Discussion: We are leery of the Governor's Budget proposal to privatize a portion of Ohio’s water pollution regulation via the establishment of private, independent Certified Water Quality Professionals under R.C.§6111.30. These provisions create a certified water quality professional (CWQP) program, along with striking the requirement for a “use attainability analysis” to be conducted on streams and wetlands, and replace it with “data sufficient to determine the existing aquatic life use”. Given Ohio EPA’s 35-plus years of conducting use attainability analyses as a routine part of their overall support for the water programs we are at a loss as to why the current law must be replaced, and even more concerned why it must be replaced with the privatization of the program. OEC believes that this novel proposal is not ready for prime-time and needs to be vetted with stakeholders and the public before the General Assembly even considers moving forward on any further discussion or deliberation of this proposal. Thus, we recommend that the Committee remove these provisions from the bill. If the Committee however wishes to move forward, OEC has recommendations for providing necessary transparency and public accountability for the CWQPs as well as the ability for Ohio EPA staff to audit CWQP reports concerning impacts on sensitive watersheds and/or significantly sized projects.
Challenge: Water withdrawals by oil + gas industry threatens small streams and aquatic wildlife (HC1230 – Headwater stream protection from water withdrawals)
OEC Recommendation: Current Ohio law requires the applicant for an oil and gas production permit to identify each source of ground and surface water to be used at an oil and gas production well as well as the estimated rate and volume of any water withdrawals. Ohio law does now, however, empower ODNR to restrict water withdrawals.
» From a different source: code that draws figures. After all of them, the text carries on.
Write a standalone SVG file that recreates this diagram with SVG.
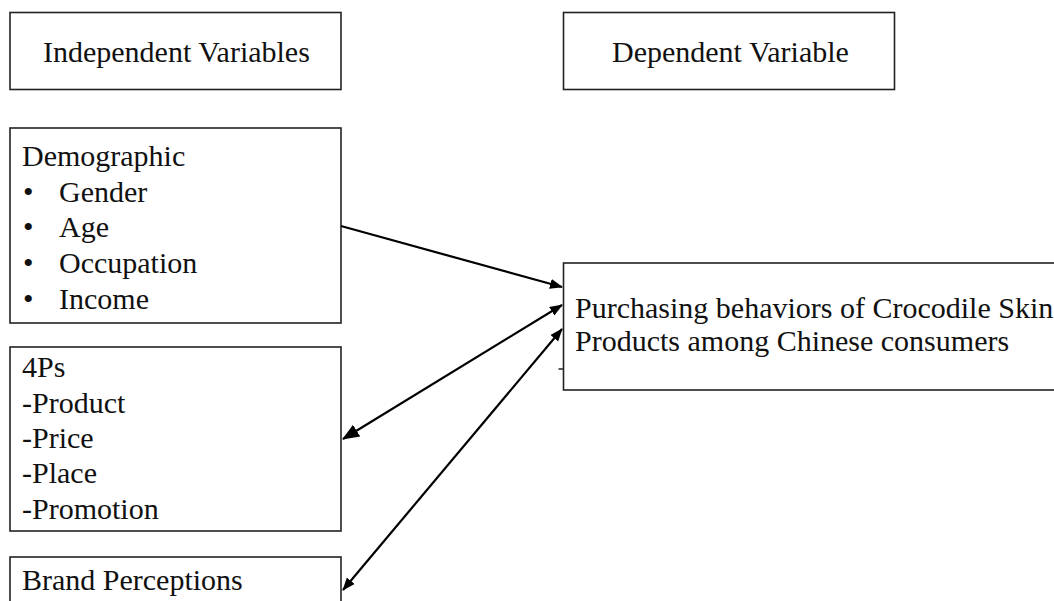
<svg xmlns="http://www.w3.org/2000/svg" width="1054" height="601" viewBox="0 0 1054 601">
<style>
.box{fill:#fff;stroke:#222;stroke-width:1.6}
.t{font-family:'Times New Roman','Liberation Serif',Tinos,serif;font-size:30px;fill:#111}
.c{stroke:#000;stroke-width:2.2;fill:none}
</style>
<defs>
<marker id="ah" markerUnits="userSpaceOnUse" markerWidth="14" markerHeight="12" refX="12" refY="5" orient="auto-start-reverse" viewBox="0 0 14 10">
<path d="M0,0 L13,5 L0,10 z" fill="#000"/>
</marker>
<marker id="ahL" markerUnits="userSpaceOnUse" markerWidth="18" markerHeight="16" refX="16" refY="7" orient="auto-start-reverse" viewBox="0 0 18 14">
<path d="M0,0 L17,7 L0,14 z" fill="#000"/>
</marker>
</defs>
<rect width="1054" height="601" fill="#fff"/>
<g id="independent-header">
<rect class="box" x="10" y="12.5" width="331" height="77"/>
<text class="t" x="43" y="62">Independent Variables</text>
</g>
<g id="dependent-header">
<rect class="box" x="563.5" y="12.5" width="331" height="77"/>
<text class="t" x="612" y="62">Dependent Variable</text>
</g>
<g id="demographic">
<rect class="box" x="10" y="128" width="331" height="195"/>
<text class="t" x="22" y="166">Demographic</text>
<text class="t" x="23" y="202">•</text><text class="t" x="59" y="202">Gender</text>
<text class="t" x="23" y="237">•</text><text class="t" x="59" y="237">Age</text>
<text class="t" x="23" y="273">•</text><text class="t" x="59" y="273">Occupation</text>
<text class="t" x="23" y="309">•</text><text class="t" x="59" y="309">Income</text>
</g>
<g id="fourps">
<rect class="box" x="10" y="347" width="331" height="184"/>
<text class="t" x="22" y="377">4Ps</text>
<text class="t" x="22" y="413">-Product</text>
<text class="t" x="22" y="448">-Price</text>
<text class="t" x="22" y="483">-Place</text>
<text class="t" x="22" y="519">-Promotion</text>
</g>
<g id="brand">
<rect class="box" x="10" y="557" width="331" height="60"/>
<text class="t" x="22" y="590">Brand Perceptions</text>
</g>
<g id="purchasing">
<rect class="box" x="563.5" y="263" width="520" height="127"/>
<text class="t" x="575" y="318">Purchasing behaviors of Crocodile Skin</text>
<text class="t" x="575" y="351">Products among Chinese consumers</text>
</g>
<g id="connectors">
<line class="c" x1="341" y1="226" x2="562" y2="287" marker-end="url(#ah)"/>
<line class="c" x1="343" y1="439" x2="562" y2="305" marker-start="url(#ahL)" marker-end="url(#ah)"/>
<line class="c" x1="343" y1="590" x2="562" y2="329" marker-start="url(#ah)" marker-end="url(#ah)"/>
<line x1="558.5" y1="369" x2="563.5" y2="369" stroke="#222" stroke-width="1.5"/>
</g>
</svg>
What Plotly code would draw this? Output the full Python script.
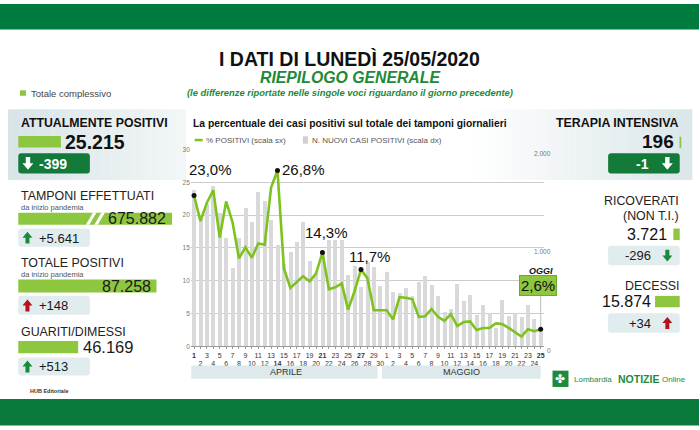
import plotly.graph_objects as go

# dati del grafico (aprile 1-30, maggio 1-25)
giorni = list(range(1, 31)) + list(range(1, 26))
mesi = ['APRILE', 'MAGGIO']
perc_positivi = [23.0, 19.1, 21.9, 23.8, 16.6, 22.1, 18.9, 13.4, 15.1, 13.5,
                 15.7, 15.5, 24.2, 26.8, 11.9, 8.9, 9.8, 10.7, 9.9, 11.1,
                 14.3, 8.7, 9.0, 9.6, 5.6, 8.4, 11.7, 10.4, 5.5, 5.5,
                 5.5, 4.1, 7.5, 7.4, 7.2, 4.5, 4.6, 5.7, 4.5, 3.9,
                 4.9, 3.1, 3.7, 3.8, 2.5, 2.8, 2.8, 3.5, 3.4, 2.8,
                 2.1, 1.5, 2.6, 2.3, 2.6]
nuovi_positivi = [1595, 1300, 1455, 1630, 1360, 1110, 805, 1110, 1410, 1270,
                  1570, 1485, 1285, 1035, 845, 960, 1060, 1270, 870, 750,
                  960, 1090, 1090, 1090, 730, 820, 605, 860, 810, 620,
                  760, 555, 545, 595, 520, 655, 720, 630, 520, 350,
                  385, 637, 463, 523, 320, 420, 347, 190, 480, 313,
                  340, 307, 423, 280, 148]
evidenziati = [1, 14, 21, 27, 55]
etichette = ['23,0%', '26,8%', '14,3%', '11,7%', '2,6%']
tick_sx = [0, 5, 10, 15, 20, 25, 30]
tick_dx = [0, 1000, 2000]
tick_dx_testo = ['0', '1.000', '2.000']

# pannelli laterali
voci_sx = ['ATTUALMENTE POSITIVI', 'TAMPONI EFFETTUATI', 'TOTALE POSITIVI', 'GUARITI/DIMESSI']
valori_sx = ['25.215', '675.882', '87.258', '46.169']
variazioni_sx = ['-399', '+5.641', '+148', '+513']
voci_dx = ['TERAPIA INTENSIVA', 'RICOVERATI', '(NON T.I.)', 'DECESSI']
valori_dx = ['196', '3.721', '15.874']
variazioni_dx = ['-1', '-296', '+34']

FONT = 'Liberation Sans, Arial, sans-serif'
W, H = 700, 430
VERDE = '#7dc21f'
LIME = '#8dc63f'
VERDE_SCURO = '#137a3a'
AZZURRINO = '#e1ecee'
ROSSO = '#b5121b'
VERDE_FRECCIA = '#1a8a3a'


def px(x):
    return x / W


def py(y):
    return 1 - y / H


shapes = []
ann = []


def rect(x0, y0, x1, y1, color, layer='above'):
    shapes.append(dict(type='rect', xref='paper', yref='paper',
                       x0=px(x0), x1=px(x1), y0=py(y1), y1=py(y0),
                       fillcolor=color, line=dict(width=0), layer=layer))


def rrect(x0, y0, x1, y1, color, r=3):
    p = (f"M {px(x0+r)} {py(y0)} L {px(x1-r)} {py(y0)} Q {px(x1)} {py(y0)} {px(x1)} {py(y0+r)} "
         f"L {px(x1)} {py(y1-r)} Q {px(x1)} {py(y1)} {px(x1-r)} {py(y1)} L {px(x0+r)} {py(y1)} "
         f"Q {px(x0)} {py(y1)} {px(x0)} {py(y1-r)} L {px(x0)} {py(y0+r)} Q {px(x0)} {py(y0)} {px(x0+r)} {py(y0)} Z")
    shapes.append(dict(type='path', xref='paper', yref='paper', path=p,
                       fillcolor=color, line=dict(width=0), layer='above'))


def poligono(pts, color):
    p = 'M ' + ' L '.join(f'{px(x)} {py(y)}' for x, y in pts) + ' Z'
    shapes.append(dict(type='path', xref='paper', yref='paper', path=p,
                       fillcolor=color, line=dict(width=0), layer='above'))


def freccia(cx, cy, su, color, h=12, w=10):
    t, b = cy - h / 2, cy + h / 2
    sw = w * 0.2
    if su:
        hb = t + h * 0.5
        pts = [(cx, t), (cx + w / 2, hb), (cx + sw, hb), (cx + sw, b),
               (cx - sw, b), (cx - sw, hb), (cx - w / 2, hb)]
    else:
        hb = b - h * 0.5
        pts = [(cx, b), (cx + w / 2, hb), (cx + sw, hb), (cx + sw, t),
               (cx - sw, t), (cx - sw, hb), (cx - w / 2, hb)]
    poligono(pts, color)


def gradiente(x0, y0, x1, y1, c0, c1, n=40):
    a = [int(c0[i:i + 2], 16) for i in (1, 3, 5)]
    b = [int(c1[i:i + 2], 16) for i in (1, 3, 5)]
    step = (x1 - x0) / n
    for k in range(n):
        f = k / (n - 1)
        c = '#%02x%02x%02x' % tuple(round(a[j] + (b[j] - a[j]) * f) for j in range(3))
        rect(x0 + k * step, y0, x0 + (k + 1) * step + 0.3, y1, c, layer='below')


def testo(x, y, t, size, color='#222', xanchor='left'):
    ann.append(dict(xref='paper', yref='paper', x=px(x), y=py(y), text=t,
                    showarrow=False, xanchor=xanchor, yanchor='middle',
                    font=dict(size=size, color=color, family=FONT)))


# fasce verdi
rect(0, 0, 700, 26, '#007b3e')
rect(0, 401.5, 700, 428.5, '#0a7a3c')

# intestazione
testo(350, 55.5, '<b>I DATI DI LUNEDÌ 25/05/2020</b>', 19.5, '#111', 'center')
testo(350, 74.5, '<b><i>RIEPILOGO GENERALE</i></b>', 15.8, '#208a36', 'center')
testo(350, 90, '<b><i>(le differenze riportate nelle singole voci riguardano il giorno precedente)</i></b>',
      9.4, '#208a36', 'center')

# legenda pannelli
rect(20, 87.7, 26, 93.3, LIME)
testo(29, 90.7, 'Totale complessivo', 9.5, '#444')

# sfondi sfumati
gradiente(8, 107, 186, 179, '#d8e4e8', '#f2f6f7')
gradiente(470, 107, 693, 179, '#ffffff', '#dae6e9')

# --- pannello sinistro ---
testo(19.5, 121, '<b>' + voci_sx[0] + '</b>', 12.3, '#111')
rect(18.3, 134.3, 61, 146, LIME)
testo(63.5, 140.5, '<b>' + valori_sx[0] + '</b>', 19.5, '#111')
rrect(18.3, 151.7, 90, 172.3, VERDE_SCURO)
freccia(28, 162, False, 'white', 13, 11)
testo(37, 162.5, '<b>' + variazioni_sx[0] + '</b>', 14, 'white')

testo(19.5, 195.2, voci_sx[1], 12.4, '#222')
testo(19.5, 206.8, 'da inizio pandemia', 7.5, '#555')
rect(18.3, 212.3, 172.3, 224.3, LIME)
poligono([(86, 224.3), (93, 212.3), (96.5, 212.3), (89.5, 224.3)], 'white')
poligono([(94.5, 224.3), (101.5, 212.3), (105, 212.3), (98, 224.3)], 'white')
testo(168.5, 218.5, valori_sx[1], 16, '#1a1a1a', 'right')
rrect(18.3, 228.3, 90, 246.7, AZZURRINO)
freccia(27.5, 237.5, True, VERDE_FRECCIA)
testo(37, 238.3, variazioni_sx[1], 13, '#1a1a1a')

testo(19.5, 263, voci_sx[2], 12.4, '#222')
testo(19.5, 274.5, 'da inizio pandemia', 7.5, '#555')
rect(18.3, 280, 156.7, 293.3, LIME)
testo(153.5, 287, valori_sx[2], 16, '#1a1a1a', 'right')
rrect(18.3, 296.7, 90, 316, AZZURRINO)
freccia(27.5, 306.5, True, ROSSO)
testo(37, 306.7, variazioni_sx[2], 13, '#1a1a1a')

testo(19.5, 333.7, voci_sx[3], 12.4, '#222')
rect(18.3, 342.7, 78.3, 355, LIME)
testo(81, 348.5, valori_sx[3], 16.5, '#1a1a1a')
rrect(18.3, 359.3, 90, 377.7, AZZURRINO)
freccia(27.5, 368.5, True, VERDE_FRECCIA)
testo(37, 368.7, variazioni_sx[3], 13, '#1a1a1a')

testo(28, 393.3, '<b>HUB Editoriale</b>', 5.5, '#333')

# --- pannello destro ---
testo(681.5, 121, '<b>' + voci_dx[0] + '</b>', 12.4, '#111', 'right')
testo(677, 140, '<b>' + valori_dx[0] + '</b>', 19, '#111', 'right')
rect(680.5, 135, 682.3, 146.5, LIME)
rrect(609, 151.7, 680.7, 172.3, VERDE_SCURO)
testo(652, 162.5, '<b>' + variazioni_dx[0] + '</b>', 14, 'white', 'right')
freccia(668.3, 162, False, 'white', 13, 11)

testo(681.5, 200.3, voci_dx[1], 12.4, '#222', 'right')
testo(681.5, 215.8, voci_dx[2], 12.4, '#222', 'right')
testo(670, 234, valori_dx[1], 16, '#111', 'right')
rect(674.3, 228.3, 680.7, 240, LIME)
rrect(609, 245.7, 680.7, 265.7, AZZURRINO)
testo(654, 255.7, variazioni_dx[1], 13, '#1a1a1a', 'right')
freccia(668.3, 255.7, False, VERDE_FRECCIA)

testo(681.5, 287, voci_dx[3], 12.4, '#222', 'right')
testo(654, 302.5, valori_dx[2], 16, '#111', 'right')
rect(656, 296.7, 680.7, 308.3, LIME)
rrect(609, 314.3, 680.7, 334.3, AZZURRINO)
testo(654, 324.3, variazioni_dx[2], 13, '#1a1a1a', 'right')
freccia(668.3, 324.3, True, ROSSO)

# logo
rect(553.3, 372.7, 569.3, 389.3, '#1f8a3c')
testo(561.3, 381, '✤', 12, 'white', 'center')
testo(572.5, 381.5, 'Lombardia', 8, '#1f8a3c')
testo(616.5, 381, '<b>NOTIZIE</b>', 10.5, '#1f8a3c')
testo(661, 381.5, 'Online', 8, '#1f8a3c')

# --- grafico centrale ---
testo(191.5, 121, '<b>La percentuale dei casi positivi sul totale dei tamponi giornalieri</b>', 10.3, '#111')
shapes.append(dict(type='line', xref='paper', yref='paper', x0=px(195), x1=px(203),
                   y0=py(138.3), y1=py(138.3), line=dict(color=VERDE, width=2.5)))
testo(204.5, 138.3, '% POSITIVI (scala sx)', 8, '#555')
rect(303.3, 134.5, 308.5, 142, '#d0d0d0')
testo(310.5, 138.3, 'N. NUOVI CASI POSITIVI (scala dx)', 8, '#555')

rect(191.5, 367.5, 378, 381, '#dde9eb')
rect(382.5, 367.5, 541.5, 381, '#dde9eb')
testo(286, 374.5, mesi[0], 9, '#333', 'center')
testo(462, 374.5, mesi[1], 9, '#333', 'center')

pos = list(range(1, len(giorni) + 1))
etich = [('<b>%d</b>' % g if i in evidenziati else str(g)) for i, g in zip(pos, giorni)]
# giorni dispari sulla prima riga, pari sulla seconda
riga1 = [t if g % 2 == 1 else '' for t, g in zip(etich, giorni)]
pos_pari = [i for i, g in zip(pos, giorni) if g % 2 == 0]
riga2 = [t for t, g in zip(etich, giorni) if g % 2 == 0]

fig = go.Figure()
fig.add_trace(go.Bar(x=pos, y=nuovi_positivi, marker=dict(color='#d9d9d9', line=dict(width=0)),
                     width=0.62, yaxis='y', hoverinfo='skip'))
fig.add_trace(go.Scatter(x=pos, y=perc_positivi, mode='lines', yaxis='y2',
                         line=dict(color=VERDE, width=2.6), hoverinfo='skip'))
fig.add_trace(go.Scatter(x=evidenziati, y=[perc_positivi[i - 1] for i in evidenziati],
                         mode='markers', yaxis='y2',
                         marker=dict(color='#111', size=5), hoverinfo='skip'))
fig.add_trace(go.Scatter(x=pos_pari, y=[0] * len(pos_pari), xaxis='x2', yaxis='y',
                         mode='markers', marker=dict(opacity=0), hoverinfo='skip'))

# linea verticale verso "OGGI"
shapes.append(dict(type='line', xref='x', yref='paper', x0=pos[-1], x1=pos[-1],
                   y0=py(348), y1=py(296), line=dict(color='#bbbbbb', width=1), layer='below'))

spost = [(16, 26.5, 'center'), (3, 1, 'left'), (4, 20, 'center'), (8.5, 13, 'center')]
for (i, e), (dx, dy, xa) in zip(zip(evidenziati[:4], etichette[:4]), spost):
    ann.append(dict(xref='x', yref='y2', x=i, y=perc_positivi[i - 1], text=e, showarrow=False,
                    xanchor=xa, yanchor='middle', xshift=dx, yshift=dy,
                    font=dict(size=15, color='#111', family=FONT)))
ann.append(dict(xref='x', yref='y2', x=evidenziati[4], y=perc_positivi[-1], text='<b><i>OGGI</i></b>',
                showarrow=False, xanchor='center', yanchor='middle', xshift=0, yshift=58,
                font=dict(size=9, color='#111', family=FONT)))
ann.append(dict(xref='x', yref='y2', x=evidenziati[4], y=perc_positivi[-1], text=etichette[4],
                showarrow=False, xanchor='center', yanchor='middle', xshift=-3, yshift=44,
                bgcolor=LIME, bordercolor='#6bab2a', borderwidth=1, borderpad=1,
                font=dict(size=15, color='#111', family=FONT)))

for v, t in zip(tick_dx, tick_dx_testo):
    ann.append(dict(xref='paper', yref='y', x=px(554), y=v, text=t, showarrow=False,
                    xanchor='right', yanchor='middle', yshift=-4,
                    font=dict(size=6.5, color='#777', family=FONT)))

dominio_x = [px(191.1), px(544.7)]
fig.update_layout(
    width=W, height=H, autosize=False,
    margin=dict(l=0, r=0, t=0, b=0),
    paper_bgcolor='white', plot_bgcolor='rgba(0,0,0,0)',
    showlegend=False, bargap=0,
    font=dict(family=FONT),
    xaxis=dict(domain=dominio_x, range=[0.5, 55.5],
               tickvals=pos, ticktext=riga1, tickangle=0,
               tickfont=dict(size=7, color='#333'),
               ticks='outside', ticklen=2, tickcolor='#999',
               showgrid=False, zeroline=False,
               showline=True, linecolor='#999', linewidth=1, fixedrange=True),
    xaxis2=dict(overlaying='x', anchor='y', side='bottom', domain=dominio_x, range=[0.5, 55.5],
                tickvals=pos_pari, ticktext=riga2, tickangle=0,
                tickfont=dict(size=7, color='#333'),
                ticks='outside', ticklen=10, tickcolor='rgba(0,0,0,0)',
                showgrid=False, zeroline=False, showline=False, fixedrange=True),
    yaxis=dict(domain=[py(348), py(148)], range=[0, 2000],
               showticklabels=False, showgrid=False, zeroline=False, fixedrange=True),
    yaxis2=dict(overlaying='y', side='left', anchor='x', range=[0, 30],
                tickvals=tick_sx, tickfont=dict(size=6.5, color='#777'),
                showgrid=True, gridcolor='#cccccc', gridwidth=1,
                zeroline=False, ticks='', fixedrange=True),
    shapes=shapes,
    annotations=ann,
)

fig.write_html('out.html', config={'displayModeBar': False},
               post_script="document.body.style.margin='0';")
Our draft amendment would 1) require ODNR to consult with the ODNR Wildlife Division and the US Fish and Wildlife Service to determine whether a water withdrawal will impact any state or federally listed of endangered and threatened species and 2) require the ODNR to consult with the ODNR Division of Soil and Water Resources if the withdrawal is proposed to be from a primary headwater habitat stream to determine any impact of the withdrawal.